#### SET EXERCISE
How many of the lines below hold the word "that"? Answer only with the number.
━━━━━━━━━━
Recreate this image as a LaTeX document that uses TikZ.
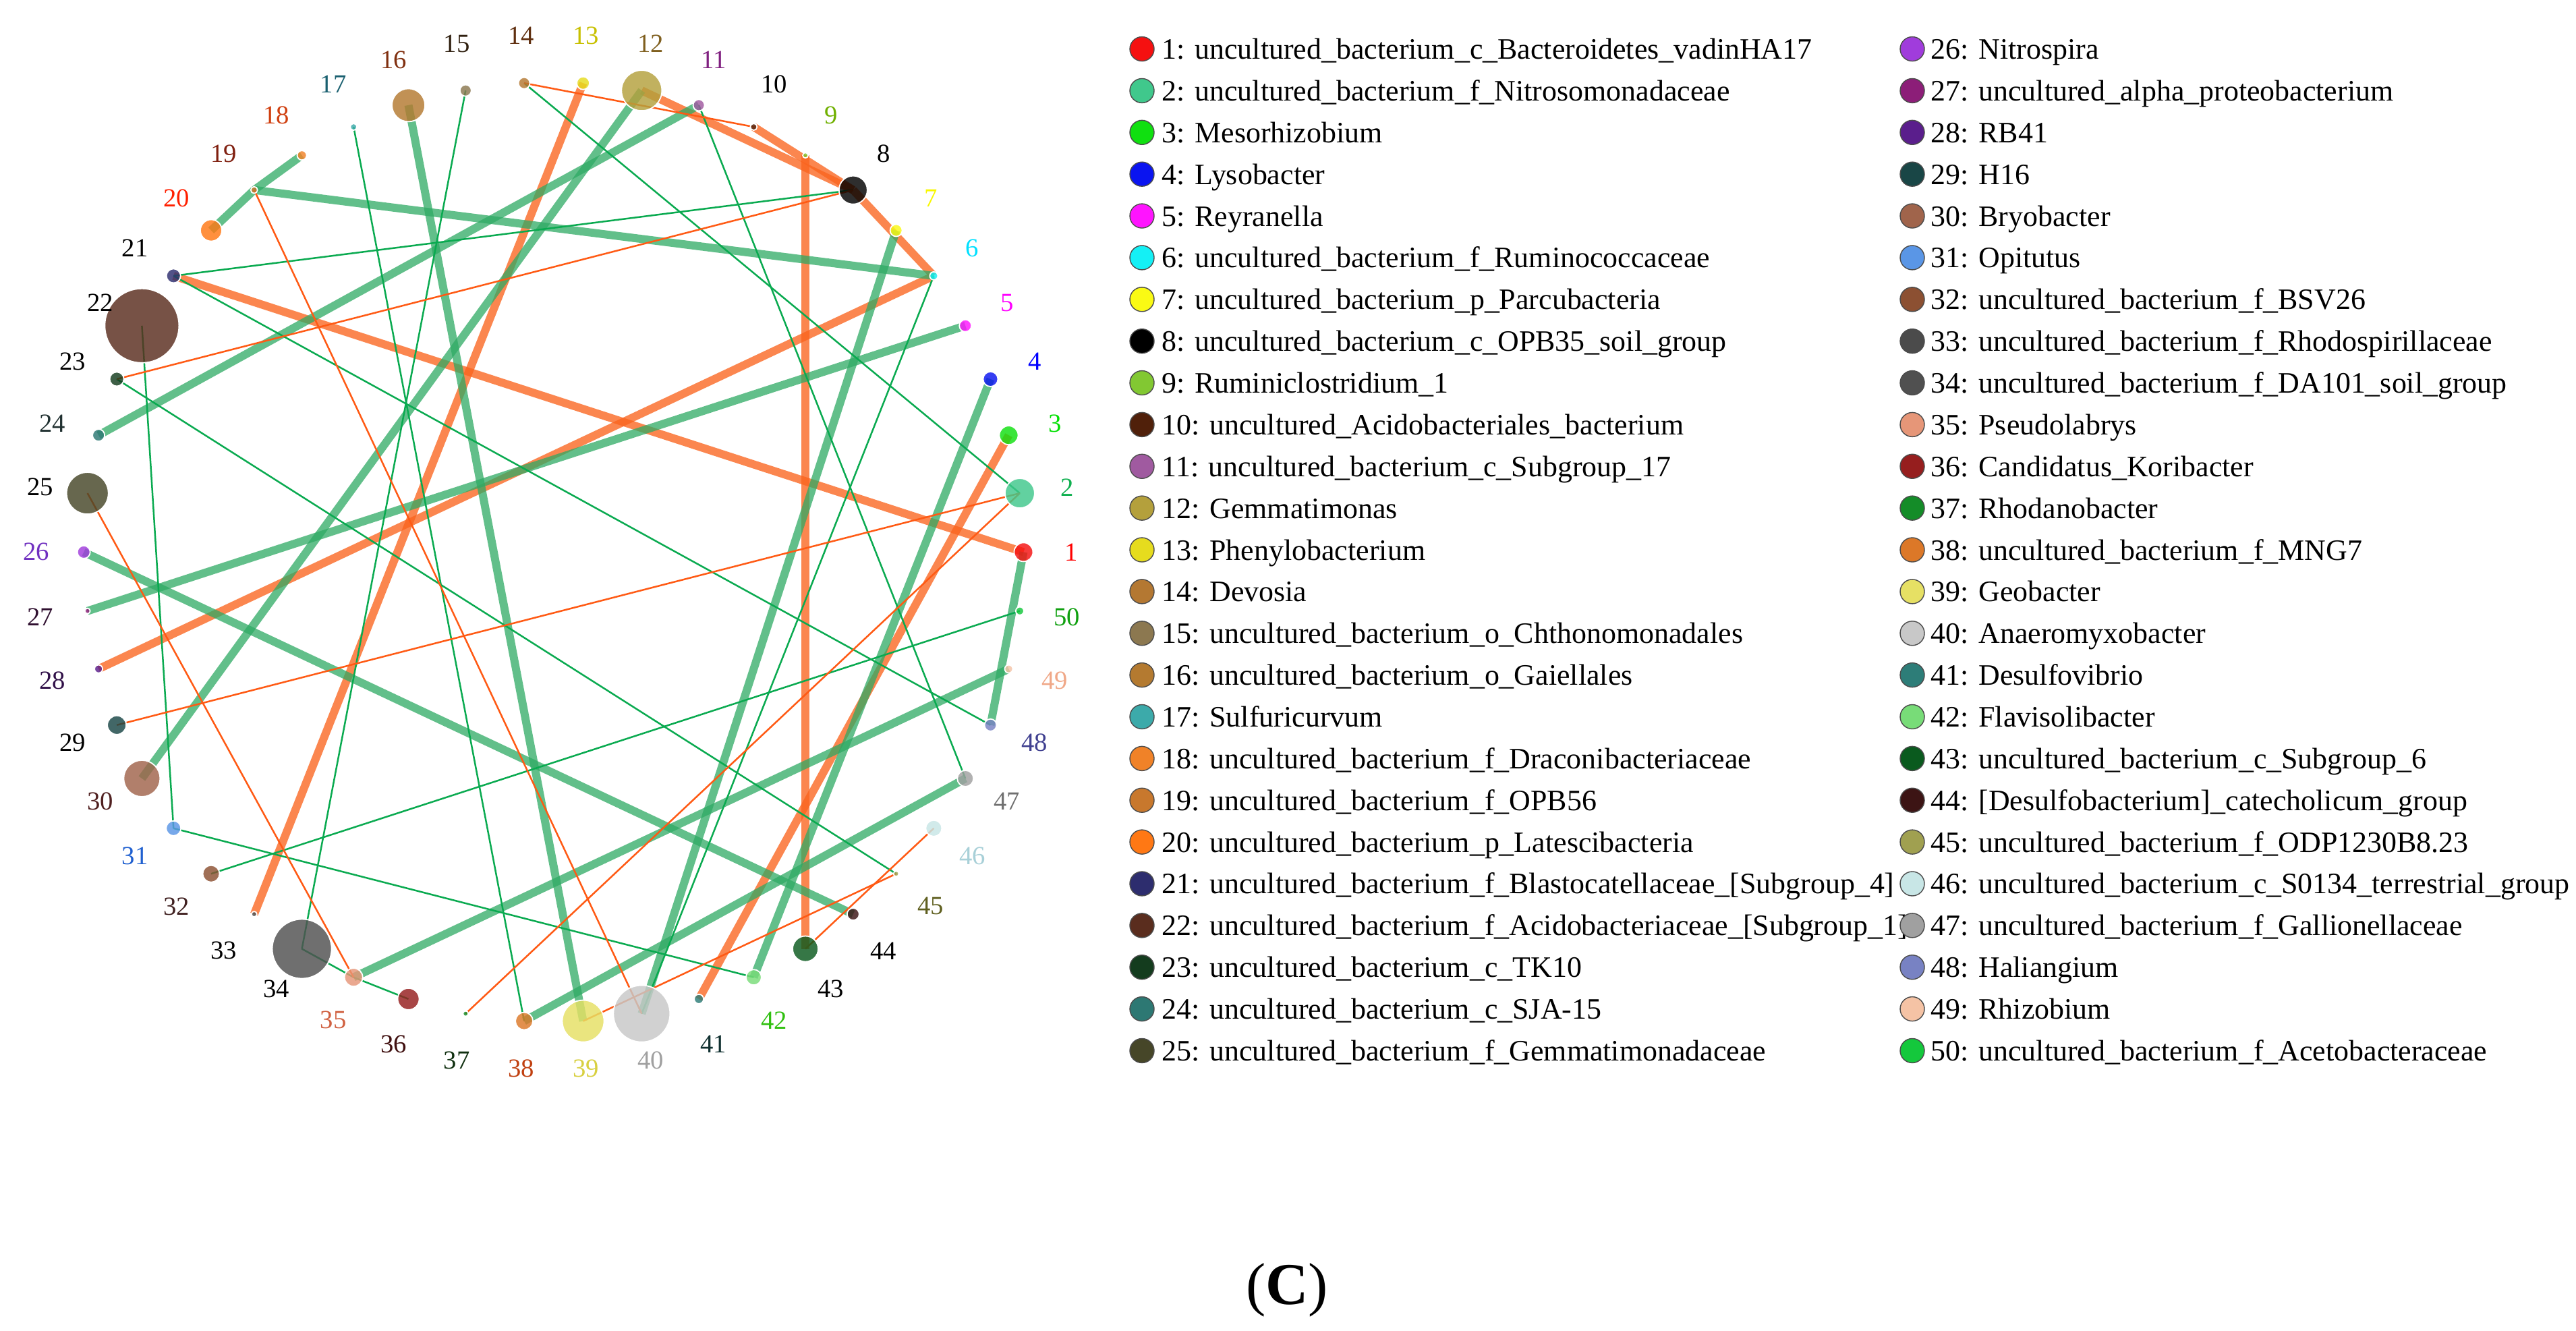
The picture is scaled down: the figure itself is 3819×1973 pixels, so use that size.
\documentclass[tikz,border=0pt]{standalone}
\usepackage{fontspec}
\setmainfont{Liberation Serif}
\usetikzlibrary{calc}
\pgfdeclarelayer{bg}
\pgfdeclarelayer{edges}
\pgfsetlayers{bg,edges,main}
% node fill colours
\definecolor{nc1}{HTML}{F51010}\definecolor{nc2}{HTML}{40C88C}\definecolor{nc3}{HTML}{10E010}
\definecolor{nc4}{HTML}{0A14F0}\definecolor{nc5}{HTML}{FF14FF}\definecolor{nc6}{HTML}{14F0F5}
\definecolor{nc7}{HTML}{FAFA14}\definecolor{nc8}{HTML}{000000}\definecolor{nc9}{HTML}{82C832}
\definecolor{nc10}{HTML}{50200A}\definecolor{nc11}{HTML}{A05AA0}\definecolor{nc12}{HTML}{B4A03C}
\definecolor{nc13}{HTML}{E6DC1E}\definecolor{nc14}{HTML}{B47832}\definecolor{nc15}{HTML}{8C7850}
\definecolor{nc16}{HTML}{B47A30}\definecolor{nc17}{HTML}{3CAAAA}\definecolor{nc18}{HTML}{F08228}
\definecolor{nc19}{HTML}{C8782D}\definecolor{nc20}{HTML}{FF7814}\definecolor{nc21}{HTML}{2D2D6E}
\definecolor{nc22}{HTML}{5A2D1E}\definecolor{nc23}{HTML}{143C1E}\definecolor{nc24}{HTML}{2D7873}
\definecolor{nc25}{HTML}{464628}\definecolor{nc26}{HTML}{A03CDC}\definecolor{nc27}{HTML}{8C1E78}
\definecolor{nc28}{HTML}{5A1E8C}\definecolor{nc29}{HTML}{194646}\definecolor{nc30}{HTML}{A0644B}
\definecolor{nc31}{HTML}{5A96E6}\definecolor{nc32}{HTML}{8C5032}\definecolor{nc33}{HTML}{4B4B4B}
\definecolor{nc34}{HTML}{505050}\definecolor{nc35}{HTML}{E69678}\definecolor{nc36}{HTML}{961E1E}
\definecolor{nc37}{HTML}{148C28}\definecolor{nc38}{HTML}{DC7828}\definecolor{nc39}{HTML}{E6E064}
\definecolor{nc40}{HTML}{C8C8C8}\definecolor{nc41}{HTML}{2D7D78}\definecolor{nc42}{HTML}{78DC78}
\definecolor{nc43}{HTML}{0A5A1E}\definecolor{nc44}{HTML}{3C1414}\definecolor{nc45}{HTML}{A0A050}
\definecolor{nc46}{HTML}{C8E6E6}\definecolor{nc47}{HTML}{A0A0A0}\definecolor{nc48}{HTML}{7882C3}
\definecolor{nc49}{HTML}{F5C3A5}\definecolor{nc50}{HTML}{14C83C}
% label colours
\definecolor{lc1}{HTML}{FF0000}\definecolor{lc2}{HTML}{10B050}\definecolor{lc3}{HTML}{00E000}
\definecolor{lc4}{HTML}{0000FF}\definecolor{lc5}{HTML}{FF00FF}\definecolor{lc6}{HTML}{00E0FF}
\definecolor{lc7}{HTML}{F8F800}\definecolor{lc8}{HTML}{000000}\definecolor{lc9}{HTML}{70B000}
\definecolor{lc10}{HTML}{000000}\definecolor{lc11}{HTML}{802080}\definecolor{lc12}{HTML}{806020}
\definecolor{lc13}{HTML}{C8C000}\definecolor{lc14}{HTML}{603010}\definecolor{lc15}{HTML}{302010}
\definecolor{lc16}{HTML}{803010}\definecolor{lc17}{HTML}{1A6070}\definecolor{lc18}{HTML}{D04010}
\definecolor{lc19}{HTML}{802010}\definecolor{lc20}{HTML}{FF2000}\definecolor{lc21}{HTML}{000000}
\definecolor{lc22}{HTML}{000000}\definecolor{lc23}{HTML}{000000}\definecolor{lc24}{HTML}{203030}
\definecolor{lc25}{HTML}{000000}\definecolor{lc26}{HTML}{7030C0}\definecolor{lc27}{HTML}{301030}
\definecolor{lc28}{HTML}{301048}\definecolor{lc29}{HTML}{000000}\definecolor{lc30}{HTML}{502020}
\definecolor{lc31}{HTML}{2060D0}\definecolor{lc32}{HTML}{402020}\definecolor{lc33}{HTML}{000000}
\definecolor{lc34}{HTML}{000000}\definecolor{lc35}{HTML}{D06040}\definecolor{lc36}{HTML}{401010}
\definecolor{lc37}{HTML}{103010}\definecolor{lc38}{HTML}{C04010}\definecolor{lc39}{HTML}{D8D040}
\definecolor{lc40}{HTML}{A0A0A0}\definecolor{lc41}{HTML}{103030}\definecolor{lc42}{HTML}{30C010}
\definecolor{lc43}{HTML}{000000}\definecolor{lc44}{HTML}{000000}\definecolor{lc45}{HTML}{606020}
\definecolor{lc46}{HTML}{A8D0D8}\definecolor{lc47}{HTML}{707070}\definecolor{lc48}{HTML}{404090}
\definecolor{lc49}{HTML}{F0A888}\definecolor{lc50}{HTML}{10A010}
% edge colours
\definecolor{cTG}{RGB}{46,170,100}
\definecolor{cTO}{RGB}{250,100,30}
\definecolor{cNG}{RGB}{10,170,80}
\definecolor{cNO}{RGB}{255,90,20}
\begin{document}
\begin{tikzpicture}[x=0.1mm,y=0.1mm,
  bubble/.style={circle, inner sep=0pt, draw=white, line width=0.5pt, fill opacity=0.82},
  lab/.style={font=\fontsize{11pt}{13pt}\selectfont, inner sep=0pt},
  legdot/.style={circle, inner sep=0pt, minimum size=3.6mm, draw=black!70, line width=0.4pt},
  legtxt/.style={font=\fontsize{12.5pt}{15pt}\selectfont, inner sep=0pt, anchor=base west},
  etg/.style={draw=cTG, line width=1.2mm, draw opacity=0.75},
  eto/.style={draw=cTO, line width=1.2mm, draw opacity=0.78},
  eng/.style={draw=cNG, line width=0.25mm},
  eno/.style={draw=cNO, line width=0.25mm}]
\begin{pgfonlayer}{bg}
\fill[white] (0,0) rectangle (3819,1973);
\end{pgfonlayer}
\useasboundingbox (0,0) rectangle (3819,1973);
\coordinate (C) at (820.8,1154.6);
% circle nodes and their labels
\foreach \k/\r in {1/14,2/22,3/14,4/11,5/9,6/6,7/9,8/21,9/4,10/5,11/8.5,12/30,13/9.5,14/8.5,
  15/8.5,16/24.5,17/5,18/7,19/5,20/16,21/10.5,22/55,23/10.5,24/9,25/31,26/9.5,27/4,28/6,
  29/14,30/27,31/11,32/12.5,33/4,34/44,35/13.5,36/16,37/4,38/13,39/31,40/42,41/7,42/11.5,
  43/19,44/9,45/4,46/12,47/12,48/9,49/6,50/6}{
  \node[bubble, minimum size=\r*0.2mm, fill=nc\k] (n\k) at ($(C)+({(\k-1)*7.2}:696.6)$) {};
  \node[lab, text=lc\k] (l\k) at ($(C)+({(\k-1)*7.2}:767)$) {\k};
}
% connectors
\begin{pgfonlayer}{edges}
\foreach \a/\b in {12/8,10/8,8/6,6/28,21/1,13/33,9/43,3/41}
  \draw[eto] (n\a.center) -- (n\b.center);
\foreach \a/\b in {18/19,19/20,19/6,24/11,12/30,16/39,7/40,4/42,5/27,26/44,1/48,49/35,47/38}
  \draw[etg] (n\a.center) -- (n\b.center);
\foreach \a/\b in {21/8,21/48,22/31,23/45,17/38,15/34,14/2,11/47,6/40,50/32,31/42,34/35,35/36}
  \draw[eng] (n\a.center) -- (n\b.center);
\foreach \a/\b in {14/10,23/8,25/35,19/40,2/29,2/37,39/45,43/46}
  \draw[eno] (n\a.center) -- (n\b.center);
\end{pgfonlayer}
% legend, column 1
\foreach \k/\t in {1/uncultured\_bacterium\_c\_Bacteroidetes\_vadinHA17,
  2/uncultured\_bacterium\_f\_Nitrosomonadaceae,
  3/Mesorhizobium,
  4/Lysobacter,
  5/Reyranella,
  6/uncultured\_bacterium\_f\_Ruminococcaceae,
  7/uncultured\_bacterium\_p\_Parcubacteria,
  8/uncultured\_bacterium\_c\_OPB35\_soil\_group,
  9/Ruminiclostridium\_1,
  10/uncultured\_Acidobacteriales\_bacterium,
  11/uncultured\_bacterium\_c\_Subgroup\_17,
  12/Gemmatimonas,
  13/Phenylobacterium,
  14/Devosia,
  15/uncultured\_bacterium\_o\_Chthonomonadales,
  16/uncultured\_bacterium\_o\_Gaiellales,
  17/Sulfuricurvum,
  18/uncultured\_bacterium\_f\_Draconibacteriaceae,
  19/uncultured\_bacterium\_f\_OPB56,
  20/uncultured\_bacterium\_p\_Latescibacteria,
  21/{uncultured\_bacterium\_f\_Blastocatellaceae\_[Subgroup\_4]},
  22/{uncultured\_bacterium\_f\_Acidobacteriaceae\_[Subgroup\_1]},
  23/uncultured\_bacterium\_c\_TK10,
  24/uncultured\_bacterium\_c\_SJA-15,
  25/uncultured\_bacterium\_f\_Gemmatimonadaceae}{
  \pgfmathsetmacro\yy{1900.4-(\k-1)*61.87}
  \node[legdot, fill=nc\k] (d\k) at (1693,\yy) {};
  \node[legtxt] (t\k) at (1722,\yy-15) {\k: \t};
}
% legend, column 2
\foreach \k/\t in {26/Nitrospira,
  27/uncultured\_alpha\_proteobacterium,
  28/RB41,
  29/H16,
  30/Bryobacter,
  31/Opitutus,
  32/uncultured\_bacterium\_f\_BSV26,
  33/uncultured\_bacterium\_f\_Rhodospirillaceae,
  34/uncultured\_bacterium\_f\_DA101\_soil\_group,
  35/Pseudolabrys,
  36/Candidatus\_Koribacter,
  37/Rhodanobacter,
  38/uncultured\_bacterium\_f\_MNG7,
  39/Geobacter,
  40/Anaeromyxobacter,
  41/Desulfovibrio,
  42/Flavisolibacter,
  43/uncultured\_bacterium\_c\_Subgroup\_6,
  44/{[Desulfobacterium]\_catecholicum\_group},
  45/uncultured\_bacterium\_f\_ODP1230B8.23,
  46/uncultured\_bacterium\_c\_S0134\_terrestrial\_group,
  47/uncultured\_bacterium\_f\_Gallionellaceae,
  48/Haliangium,
  49/Rhizobium,
  50/uncultured\_bacterium\_f\_Acetobacteraceae}{
  \pgfmathsetmacro\yy{1900.4-(\k-26)*61.87}
  \node[legdot, fill=nc\k] (d\k) at (2835,\yy) {};
  \node[legtxt] (t\k) at (2862,\yy-15) {\k: \t};
}
% caption
\node[font=\fontsize{25pt}{30pt}\selectfont, inner sep=0pt] (cap) at (1908,61) {(\textbf{C})};
\end{tikzpicture}
\end{document}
━━━━━━━━━━
#### REPLY
2